* Dataset excerpt:
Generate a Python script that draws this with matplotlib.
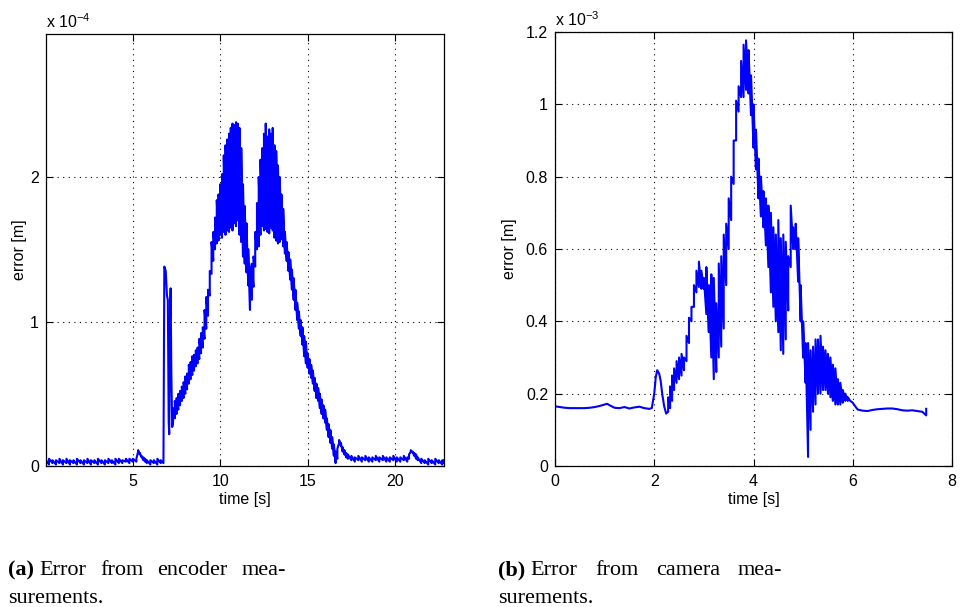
import numpy as np
import matplotlib
matplotlib.use("Agg")
import matplotlib.pyplot as plt

# ---------------- data: encoder error (x 1e-4 m) ----------------
# each sample: time, lower and upper value of the fast oscillation
enc_t = [0.03, 0.2, 0.4, 0.6, 0.8, 1.0, 1.2, 1.4, 1.6, 1.8, 2.0, 2.2, 2.4, 2.6, 2.8, 3.0,
         3.2, 3.4, 3.6, 3.8, 4.0, 4.2, 4.4, 4.6, 4.8, 5.0, 5.2, 5.3, 5.4, 5.5, 5.6, 5.7,
         5.8, 6.0, 6.2, 6.4, 6.6, 6.75, 6.80, 6.88, 6.95, 7.0, 7.05, 7.08, 7.12, 7.16,
         7.2, 7.25,
         7.3, 7.4, 7.5, 7.6, 7.7, 7.8, 7.9, 8.0, 8.1, 8.2, 8.3, 8.4, 8.5, 8.6, 8.7, 8.8,
         8.9, 9.0, 9.1, 9.2, 9.3, 9.4, 9.5, 9.6, 9.7, 9.8, 9.9, 10.0, 10.1, 10.2, 10.3,
         10.4, 10.5, 10.6, 10.7, 10.8, 10.9, 11.0, 11.1, 11.2, 11.3, 11.4, 11.5, 11.6,
         11.7, 11.8, 11.9, 12.0, 12.1, 12.2, 12.3, 12.4, 12.5, 12.6, 12.7, 12.8, 12.9,
         13.0, 13.1, 13.2, 13.3, 13.4, 13.5, 13.6, 13.7, 13.8, 13.9, 14.0, 14.1, 14.2,
         14.3, 14.4, 14.5, 14.6, 14.7, 14.8, 14.9, 15.0, 15.1, 15.2, 15.3, 15.4, 15.5,
         15.6, 15.7, 15.8, 15.9, 16.0, 16.1, 16.2, 16.3, 16.4, 16.5, 16.6, 16.7, 16.8,
         16.9, 17.0, 17.1, 17.2, 17.3, 17.5, 17.7, 17.9, 18.1, 18.3, 18.5, 18.7, 18.9,
         19.1, 19.3, 19.5, 19.7, 19.9, 20.1, 20.3, 20.5, 20.7, 20.8, 20.9, 21.0, 21.1,
         21.2, 21.3, 21.5, 21.7, 21.9, 22.1, 22.3, 22.5, 22.7, 22.8]
enc_lo = [0.02, 0.01, 0.02, 0.01, 0.02, 0.01, 0.02, 0.01, 0.02, 0.01, 0.02, 0.01, 0.02, 0.01, 0.02, 0.01,
          0.02, 0.01, 0.02, 0.02, 0.01, 0.02, 0.02, 0.03, 0.02, 0.03, 0.03, 0.10, 0.08, 0.06, 0.04, 0.03,
          0.02, 0.01, 0.02, 0.01, 0.02, 0.02, 1.38, 1.35, 1.18, 1.15, 0.30, 0.22, 1.00, 1.23,
          0.65, 0.27,
          0.30, 0.33, 0.36, 0.39, 0.42, 0.45, 0.47, 0.50, 0.53, 0.57, 0.60, 0.63, 0.66, 0.69, 0.71, 0.74,
          0.78, 0.82, 0.88, 0.95, 1.04, 1.18, 1.33, 1.42, 1.50, 1.54, 1.56, 1.60, 1.58, 1.62, 1.60,
          1.63, 1.62, 1.65, 1.63, 1.68, 1.66, 1.70, 1.60, 1.55, 1.45, 1.40, 1.34, 1.25,
          1.08, 1.15, 1.24, 1.38, 1.50, 1.52, 1.60, 1.66, 1.63, 1.64, 1.62, 1.61, 1.65,
          1.63, 1.58, 1.56, 1.54, 1.55, 1.57, 1.52, 1.47, 1.42, 1.35, 1.29, 1.22, 1.15,
          1.08, 1.01, 0.95, 0.90, 0.84, 0.76, 0.71, 0.68, 0.64, 0.61, 0.57, 0.52, 0.47,
          0.45, 0.40, 0.36, 0.33, 0.30, 0.25, 0.20, 0.16, 0.12, 0.07, 0.02, 0.05, 0.16,
          0.14, 0.10, 0.08, 0.06, 0.05, 0.04, 0.03, 0.04, 0.03, 0.04, 0.03, 0.03, 0.04,
          0.03, 0.04, 0.03, 0.03, 0.04, 0.03, 0.03, 0.04, 0.03, 0.05, 0.10, 0.09, 0.07,
          0.05, 0.04, 0.02, 0.02, 0.01, 0.02, 0.01, 0.02, 0.01, 0.02]
enc_hi = [0.04, 0.05, 0.04, 0.04, 0.05, 0.04, 0.05, 0.04, 0.04, 0.05, 0.04, 0.04, 0.05, 0.04, 0.04, 0.05,
          0.04, 0.04, 0.05, 0.04, 0.05, 0.05, 0.04, 0.05, 0.05, 0.05, 0.05, 0.11, 0.09, 0.07, 0.06, 0.05,
          0.04, 0.04, 0.04, 0.05, 0.04, 0.05, 1.38, 1.35, 1.18, 1.15, 0.30, 0.22, 1.00, 1.23,
          0.65, 0.27,
          0.40, 0.45, 0.47, 0.50, 0.52, 0.55, 0.58, 0.62, 0.64, 0.70, 0.72, 0.76, 0.77, 0.80, 0.82, 0.88,
          0.92, 0.96, 1.08, 1.17, 1.22, 1.35, 1.55, 1.62, 1.72, 1.84, 1.88, 1.95, 2.02, 2.15, 2.22,
          2.26, 2.30, 2.34, 2.37, 2.36, 2.38, 2.37, 2.34, 2.20, 1.95, 1.80, 1.68, 1.50,
          1.38, 1.40, 1.45, 1.62, 1.82, 2.00, 2.12, 2.20, 2.30, 2.37, 2.28, 2.33, 2.30,
          2.34, 2.22, 2.18, 2.08, 2.00, 1.88, 1.78, 1.62, 1.55, 1.48, 1.43, 1.36, 1.30,
          1.22, 1.13, 1.07, 1.01, 0.96, 0.90, 0.86, 0.78, 0.74, 0.70, 0.66, 0.61, 0.57,
          0.54, 0.50, 0.46, 0.42, 0.39, 0.33, 0.29, 0.25, 0.20, 0.15, 0.10, 0.12, 0.18,
          0.16, 0.13, 0.11, 0.09, 0.08, 0.07, 0.06, 0.07, 0.06, 0.07, 0.06, 0.06, 0.07,
          0.06, 0.07, 0.06, 0.06, 0.07, 0.06, 0.06, 0.07, 0.06, 0.08, 0.11, 0.10, 0.09,
          0.08, 0.06, 0.05, 0.04, 0.05, 0.04, 0.05, 0.04, 0.04, 0.04]

# ---------------- data: camera error (x 1e-3 m) ----------------
cam_t = [0.0, 0.1, 0.2, 0.3, 0.4, 0.5, 0.6, 0.7, 0.8, 0.9, 1.0, 1.05, 1.1, 1.2, 1.3, 1.4,
         1.5, 1.6, 1.7, 1.8, 1.9, 1.95, 2.0, 2.03, 2.06, 2.1, 2.13, 2.16, 2.2, 2.24,
         2.28, 2.32, 2.36, 2.40, 2.45, 2.50, 2.55, 2.60, 2.65, 2.70, 2.75, 2.80, 2.85,
         2.90, 2.95, 3.00, 3.05, 3.10, 3.15, 3.20, 3.25, 3.30, 3.35, 3.40, 3.45, 3.50,
         3.55, 3.60, 3.65, 3.70, 3.75, 3.80, 3.85, 3.90, 3.95, 4.00, 4.05, 4.10, 4.15,
         4.20, 4.25, 4.30, 4.35, 4.40, 4.45, 4.50, 4.55, 4.60, 4.65, 4.70, 4.75, 4.80,
         4.85, 4.90, 4.95, 5.00, 5.05, 5.10, 5.15, 5.20, 5.25, 5.30, 5.35, 5.40, 5.45,
         5.50, 5.55, 5.60, 5.65, 5.70, 5.75, 5.80, 5.85, 5.90, 5.95, 6.00, 6.05, 6.1,
         6.2, 6.3, 6.4, 6.5, 6.6, 6.7, 6.8, 6.9, 7.0, 7.1, 7.2, 7.3, 7.4, 7.48]
cam_lo = [0.165, 0.163, 0.161, 0.160, 0.160, 0.160, 0.160, 0.161, 0.163, 0.166, 0.170, 0.172, 0.168, 0.161, 0.160, 0.163,
          0.159, 0.162, 0.164, 0.160, 0.158, 0.160, 0.200, 0.245, 0.265, 0.255, 0.235, 0.200, 0.165, 0.145,
          0.15, 0.16, 0.18, 0.21, 0.23, 0.24, 0.25, 0.265, 0.29, 0.34, 0.40, 0.44, 0.48,
          0.495, 0.49, 0.49, 0.42, 0.37, 0.30, 0.24, 0.26, 0.30, 0.33, 0.38, 0.50, 0.60,
          0.68, 0.78, 0.90, 0.98, 1.02, 1.02, 1.04, 1.03, 0.97, 0.88, 0.82, 0.74, 0.69,
          0.66, 0.61, 0.55, 0.48, 0.44, 0.40, 0.37, 0.32, 0.31, 0.35, 0.43, 0.55, 0.60,
          0.60, 0.51, 0.40, 0.30, 0.23, 0.025, 0.10, 0.15, 0.17, 0.20, 0.20, 0.21, 0.21,
          0.20, 0.19, 0.18, 0.17, 0.17, 0.17, 0.175, 0.18, 0.18, 0.18, 0.175, 0.165, 0.156,
          0.153, 0.152, 0.155, 0.157, 0.158, 0.159, 0.159, 0.157, 0.154, 0.153, 0.154, 0.152, 0.150, 0.140]
cam_hi = [0.165, 0.163, 0.161, 0.160, 0.160, 0.160, 0.160, 0.161, 0.163, 0.166, 0.170, 0.172, 0.168, 0.161, 0.160, 0.163,
          0.159, 0.162, 0.164, 0.160, 0.158, 0.160, 0.200, 0.245, 0.265, 0.255, 0.235, 0.200, 0.165, 0.145,
          0.19, 0.22, 0.25, 0.27, 0.29, 0.30, 0.31, 0.30, 0.36, 0.41, 0.44, 0.50, 0.54,
          0.565, 0.54, 0.52, 0.55, 0.50, 0.53, 0.52, 0.45, 0.56, 0.58, 0.64, 0.67, 0.74,
          0.80, 0.90, 1.01, 1.05, 1.12, 1.165, 1.177, 1.15, 1.08, 1.00, 0.93, 0.85, 0.80,
          0.76, 0.74, 0.72, 0.70, 0.66, 0.64, 0.68, 0.63, 0.64, 0.62, 0.58, 0.72, 0.66,
          0.67, 0.63, 0.50, 0.40, 0.34, 0.34, 0.32, 0.33, 0.35, 0.35, 0.36, 0.33, 0.32,
          0.31, 0.30, 0.28, 0.27, 0.24, 0.23, 0.21, 0.20, 0.19, 0.18, 0.175, 0.165, 0.156,
          0.153, 0.152, 0.155, 0.157, 0.158, 0.159, 0.159, 0.157, 0.154, 0.153, 0.154, 0.152, 0.150, 0.158]

enc_xticks = [5, 10, 15, 20]
enc_yticks = [0, 1, 2]
cam_xticks = [0, 2, 4, 6, 8]
cam_yticks = [0, 0.2, 0.4, 0.6, 0.8, 1.0, 1.2]
cam_yticklabels = ["0", "0.2", "0.4", "0.6", "0.8", "1", "1.2"]

x_label = "time [s]"
y_label = "error [m]"
caption_a = ["(a)", "Error", "from", "encoder", "mea-"]
caption_a2 = "surements."
caption_b = ["(b)", "Error", "from", "camera", "mea-"]
caption_b2 = "surements."


def zigzag(t, lo, hi):
    x = np.repeat(np.asarray(t, float), 2)
    y = np.column_stack([lo, hi]).ravel()
    return x, y


plt.rcParams["font.family"] = ["Liberation Sans", "DejaVu Sans"]
plt.rcParams["mathtext.fontset"] = "custom"
plt.rcParams["mathtext.rm"] = "Liberation Sans"

FS = 11.5
fig = plt.figure(figsize=(9.6, 6.07), dpi=100)
ax1 = fig.add_axes([46 / 960, 1 - 466 / 607, 398 / 960, 432 / 607])
ax2 = fig.add_axes([555 / 960, 1 - 466 / 607, 397 / 960, 434 / 607])


def style(ax, ylpad):
    ax.grid(True, linestyle=(0, (1, 4)), color="black", linewidth=0.8)
    ax.tick_params(direction="in", top=True, right=True, length=5, width=0.8,
                   labelsize=FS)
    ax.tick_params(axis="x", pad=6)
    ax.tick_params(axis="y", pad=5)
    for s in ax.spines.values():
        s.set_linewidth(0.9)
    ax.set_xlabel(x_label, fontsize=FS, labelpad=2)
    ax.set_ylabel(y_label, fontsize=FS, labelpad=ylpad)


x, y = zigzag(enc_t, enc_lo, enc_hi)
ax1.plot(x, y, color="#0000ff", linewidth=1.5)
ax1.set_xlim(0.03, 22.8)
ax1.set_ylim(0, 2.99)
ax1.set_xticks(enc_xticks)
ax1.set_yticks(enc_yticks)
style(ax1, 2)
ax1.text(0.0, 1.008, r"x 10$^{-4}$", transform=ax1.transAxes, fontsize=FS,
         ha="left", va="bottom")

x, y = zigzag(cam_t, cam_lo, cam_hi)
ax2.plot(x, y, color="#0000ff", linewidth=1.5)
ax2.set_xlim(0, 8)
ax2.set_ylim(0, 1.2)
ax2.set_xticks(cam_xticks)
ax2.set_yticks(cam_yticks)
ax2.set_yticklabels(cam_yticklabels)
style(ax2, 6)
ax2.text(0.0, 1.008, r"x 10$^{-3}$", transform=ax2.transAxes, fontsize=FS,
         ha="left", va="bottom")

serif = ["Liberation Serif", "DejaVu Serif"]
CFS = 16


def caption(x0_px, x1_px, words, line2):
    fig.canvas.draw()
    r = fig.canvas.get_renderer()
    y1 = 1 - 575 / 607
    arts = []
    for i, w in enumerate(words):
        a = fig.text(0, y1, w, fontsize=CFS, family=serif,
                     fontweight="bold" if i == 0 else "normal",
                     ha="left", va="baseline")
        arts.append(a)
    widths = [a.get_window_extent(r).width for a in arts]
    first_gap = 5
    gap = ((x1_px - x0_px) - sum(widths) - first_gap) / (len(words) - 2)
    xpos = x0_px
    for i, a in enumerate(arts):
        a.set_x(xpos / 960)
        xpos += widths[i] + (first_gap if i == 0 else gap)
    fig.text(x0_px / 960, 1 - 603 / 607, line2, fontsize=CFS, family=serif,
             ha="left", va="baseline")


caption(8, 286, caption_a, caption_a2)
caption(498, 782, caption_b, caption_b2)

fig.savefig("out.png", dpi=100)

* Problem: Give again, word for word, every line from the top of the data above to the line holding "import matplotlib.pyplot as plt", inclusive, with the pictures left out.

* Exercise solution:
Generate a Python script that draws this with matplotlib.
import numpy as np
import matplotlib
matplotlib.use("Agg")
import matplotlib.pyplot as plt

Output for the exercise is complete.